- Written by: Ray Lawler
- Directed by: David Zweck
- Starring: Leo McKern
- Country of origin: Australia
- Original language: English

Production
- Running time: 55 minutes
- Production company: ABC

Original release
- Network: ABC
- Release: 26 March 1972

= The Man Who Shot the Albatross =

The Man Who Shot the Albatross is a play by Ray Lawler about the Rum Rebellion, first performed in 1971 and turned into a 1972 TV movie featuring the same cast.

==Cast==
- Leo McKern as Captain Bligh
- Michael Aitkens
- Frederick Parslow as MacArthur
- Deidre Rubenstein as Mary Putland
- John Ewart
- Gary Day
- Peter Norton
- John Orcsik
- Frank Thring as Judge Atkins
- Simon Chilvers
- Patricia Kennedy as Sarah Benson
- Malcolm Phillips

==Production==
Ray Lawler's play premiered at the Princess Theatre for the Melbourne Theatre Company in 1971 and was directed by John Sumner. It marked Leo McKern's return to Australia after a number of years away. It was Lawler's first play produced in Australia for a number of years. The production toured around Australia.

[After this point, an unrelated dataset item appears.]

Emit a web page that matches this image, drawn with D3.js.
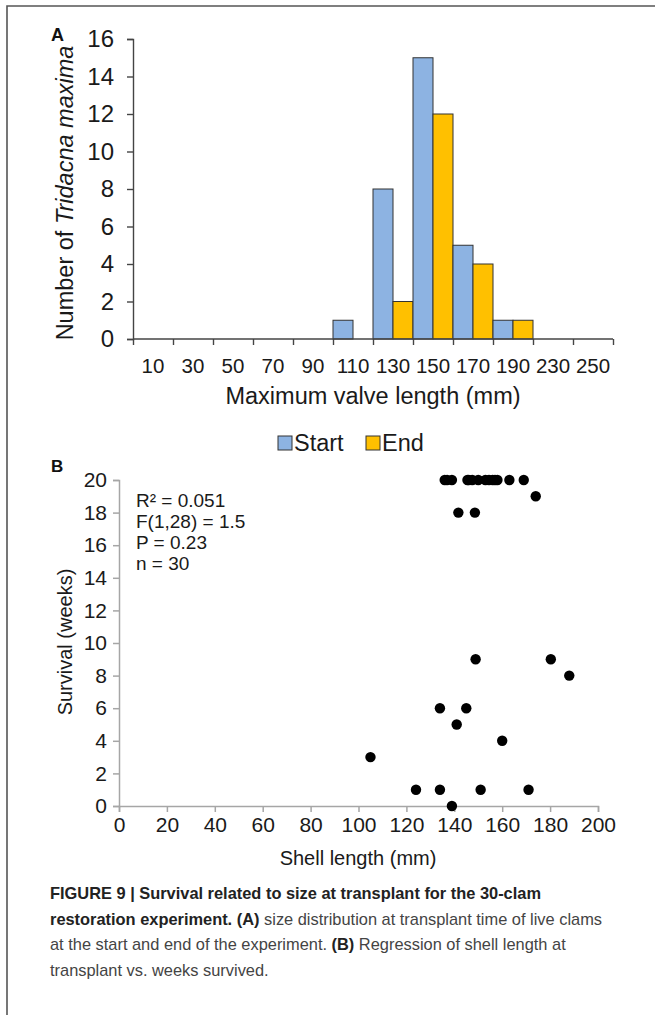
<!DOCTYPE html>
<html><head><meta charset="utf-8">
<script src="https://cdn.jsdelivr.net/npm/d3@7"></script>
<style>
body{margin:0;background:#fff;}
svg{display:block;}
text{font-family:"Liberation Sans",Arial,sans-serif;}
.narrow{font-family:"Liberation Sans Narrow","Liberation Sans",Arial,sans-serif;}
</style></head>
<body><svg id="c" width="655" height="1015"></svg>
<script>
// Panel A data
const sizeClasses = ["10","30","50","70","90","110","130","150","170","190","230","250"];
const startCounts = [0,0,0,0,0,1,8,15,5,1,0,0];
const endCounts   = [0,0,0,0,0,0,2,12,4,1,0,0];
const seriesNames = ["Start","End"];
const yTicksA = [0,2,4,6,8,10,12,14,16];
// Panel B data
const shellLength = [136,137,139,145.5,146,147.5,150,153,154.5,156,157,158,163,169, 174, 141.7,148.6, 148.9,180.3, 188, 134,145, 141, 160, 105, 124,134,151,171, 139];
const survivalWeeks = [20,20,20,20,20,20,20,20,20,20,20,20,20,20, 19, 18,18, 9,9, 8, 6,6, 5, 4, 3, 1,1,1,1, 0];
const xTicksB = [0,20,40,60,80,100,120,140,160,180,200];
const yTicksB = [0,2,4,6,8,10,12,14,16,18,20];
const statsLines = ["R² = 0.051","F(1,28) = 1.5","P = 0.23","n = 30"];

const svg = d3.select("#c");
svg.append("rect").attr("width",655).attr("height",1015).attr("fill","#fff");
// frame
svg.append("path").attr("d","M7,1015V6H655").attr("fill","none").attr("stroke","#555").attr("stroke-width",1.6);

// ---------- Panel A ----------
const colors = {Start:"#8DB3E2", End:"#FFC000"};
const xA = d3.scaleBand().domain(sizeClasses).range([133,613]).padding(0);
const xInner = d3.scaleBand().domain(seriesNames).range([0,xA.bandwidth()]).padding(0);
const yA = d3.scaleLinear().domain([0,16]).range([339,39]);
const gA = svg.append("g");

const rows = sizeClasses.map((c,i)=>({c, Start:startCounts[i], End:endCounts[i]}));
gA.selectAll("g.grp").data(rows).join("g").attr("class","grp")
  .attr("transform",d=>`translate(${xA(d.c)},0)`)
  .selectAll("rect").data(d=>seriesNames.map(s=>({s,v:d[s]})).filter(e=>e.v>0)).join("rect")
  .attr("x",e=>xInner(e.s)).attr("width",xInner.bandwidth())
  .attr("y",e=>yA(e.v)).attr("height",e=>yA(0)-yA(e.v))
  .attr("fill",e=>colors[e.s]).attr("stroke","#333").attr("stroke-width",1);

// y axis
const yAxA = gA.append("g").attr("transform","translate(133,0)")
  .call(d3.axisLeft(yA).tickValues(yTicksA).tickSize(6).tickPadding(13).tickFormat(d3.format("d")));
yAxA.select(".domain").attr("stroke","#444").attr("stroke-width",1.4);
yAxA.selectAll(".tick line").attr("stroke","#444").attr("stroke-width",1.4);
yAxA.selectAll("text").attr("font-size",24).attr("fill","#1a1a1a").attr("font-family","Liberation Sans, Arial");
// x axis boundaries
const xEdge = d3.scaleLinear().domain([0,sizeClasses.length]).range([133,613]);
const xAxA = gA.append("g").attr("transform","translate(0,339)")
  .call(d3.axisBottom(xEdge).tickValues(d3.range(sizeClasses.length+1)).tickSize(6).tickFormat(""));
xAxA.select(".domain").attr("stroke","#444").attr("stroke-width",1.4).attr("d","M133,0H613");
xAxA.selectAll(".tick line").attr("stroke","#444").attr("stroke-width",1.4);
const xLabA = gA.append("g").attr("transform","translate(0,339)")
  .call(d3.axisBottom(xA).tickSize(0).tickPadding(19));
xLabA.select(".domain").remove();
xLabA.selectAll("text").attr("font-size",20.5).attr("fill","#1a1a1a").attr("font-family","Liberation Sans, Arial");

// titles
const yt = gA.append("text").attr("transform","translate(73,193) rotate(-90)")
  .attr("text-anchor","middle").attr("font-size",23.5).attr("fill","#1a1a1a");
yt.append("tspan").text("Number of ");
yt.append("tspan").attr("font-style","italic").text("Tridacna maxima");
gA.append("text").attr("x",373).attr("y",404).attr("text-anchor","middle")
  .attr("font-size",23.5).attr("fill","#1a1a1a").text("Maximum valve length (mm)");
gA.append("text").attr("x",51).attr("y",41).attr("font-size",18).attr("font-weight","bold").attr("fill","#111").text("A");

// legend
const leg = gA.append("g").attr("transform","translate(0,443)");
const legItems = [{s:"Start",x:278},{s:"End",x:366}];
legItems.forEach(it=>{
  leg.append("rect").attr("x",it.x).attr("y",-7).attr("width",14).attr("height",14)
    .attr("fill",colors[it.s]).attr("stroke","#333").attr("stroke-width",1);
  leg.append("text").attr("x",it.x+16).attr("y",8).attr("font-size",23.5).attr("fill","#1a1a1a").text(it.s);
});

// ---------- Panel B ----------
const xB = d3.scaleLinear().domain([0,200]).range([119,598]);
const yB = d3.scaleLinear().domain([0,20]).range([806,480]);
const gB = svg.append("g");
const yAxB = gB.append("g").attr("transform","translate(119,0)")
  .call(d3.axisLeft(yB).tickValues(yTicksB).tickSize(6).tickPadding(6));
const xAxB = gB.append("g").attr("transform","translate(0,806)")
  .call(d3.axisBottom(xB).tickValues(xTicksB).tickSize(6).tickPadding(5));
[yAxB,xAxB].forEach(a=>{
  a.select(".domain").attr("stroke","#a6a6a6").attr("stroke-width",1.5);
  a.selectAll(".tick line").attr("stroke","#a6a6a6").attr("stroke-width",1.5);
  a.selectAll("text").attr("font-size",21).attr("fill","#1a1a1a").attr("class","narrow")
   .attr("font-family","Liberation Sans Narrow, Liberation Sans, Arial");
});
gB.selectAll("circle").data(shellLength.map((x,i)=>({x,y:survivalWeeks[i]}))).join("circle")
  .attr("cx",d=>xB(d.x)).attr("cy",d=>yB(d.y)).attr("r",5.2).attr("fill","#000");

gB.append("text").attr("class","narrow").attr("transform","translate(72,642) rotate(-90)")
  .attr("text-anchor","middle").attr("font-size",20).attr("fill","#1a1a1a").text("Survival (weeks)");
gB.append("text").attr("class","narrow").attr("x",358).attr("y",865).attr("text-anchor","middle")
  .attr("font-size",20).attr("fill","#1a1a1a").text("Shell length (mm)");
gB.append("text").attr("x",51).attr("y",472).attr("font-size",17).attr("font-weight","bold").attr("fill","#111").text("B");
gB.selectAll("text.stat").data(statsLines).join("text").attr("class","stat narrow")
  .attr("x",136).attr("y",(d,i)=>507+i*21).attr("font-size",19).attr("fill","#1a1a1a").text(d=>d);

// ---------- Caption ----------
const cap = svg.append("g").attr("font-size",16.4).attr("fill","#333");
const capLines = [
  [["b","FIGURE 9 | Survival related to size at transplant for the 30-clam"]],
  [["b","restoration experiment. (A)"],["n"," size distribution at transplant time of live clams"]],
  [["n","at the start and end of the experiment. "],["b","(B)"],["n"," Regression of shell length at"]],
  [["n","transplant vs. weeks survived."]]
];
capLines.forEach((ln,i)=>{
  const t = cap.append("text").attr("x",50).attr("y",899+i*25.5);
  ln.forEach(([k,s])=>t.append("tspan").attr("font-weight",k==="b"?"bold":"normal")
    .attr("fill",k==="b"?"#222":"#444").text(s));
});
</script></body></html>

The play was one two plays the ABC filmed in association with state theatre companies, with the goal of filming leading stage plays for a wider audience. Funds were provided in part from the Australia Council. According to The Bulletin: "Only a few years ago the ABC found the proposal anathema, sensing in it, perhaps, an excruciating potential for too many squashed toes. Yet arguments for the idea, backed by some recent advances in quality and popularity of local theatre, have eventually proved too strong." According to the Australia Council, the "new scheme is going to spread the best fruits of the two leading theatre companies more equitably across a nation which, after all, does help to support them".

The other stage production filmed in 1972 was the Old Tote's The Resistible Rise of Arturo Ui.

The play was considerably shortened for the television. It was presented with the assistance of the Australian Council for the Arts.

The ABC later filmed another play performed by the Melbourne Theatre Company, The Cherry Orchard.

==Reception==
The Age called it "intolerably dull and ill-conceived". The Sydney Sun Herald thought it was "an improvement on the stage play" but was "somewhat disappointing" and not as good as older ABC serials like Stormy Petrel.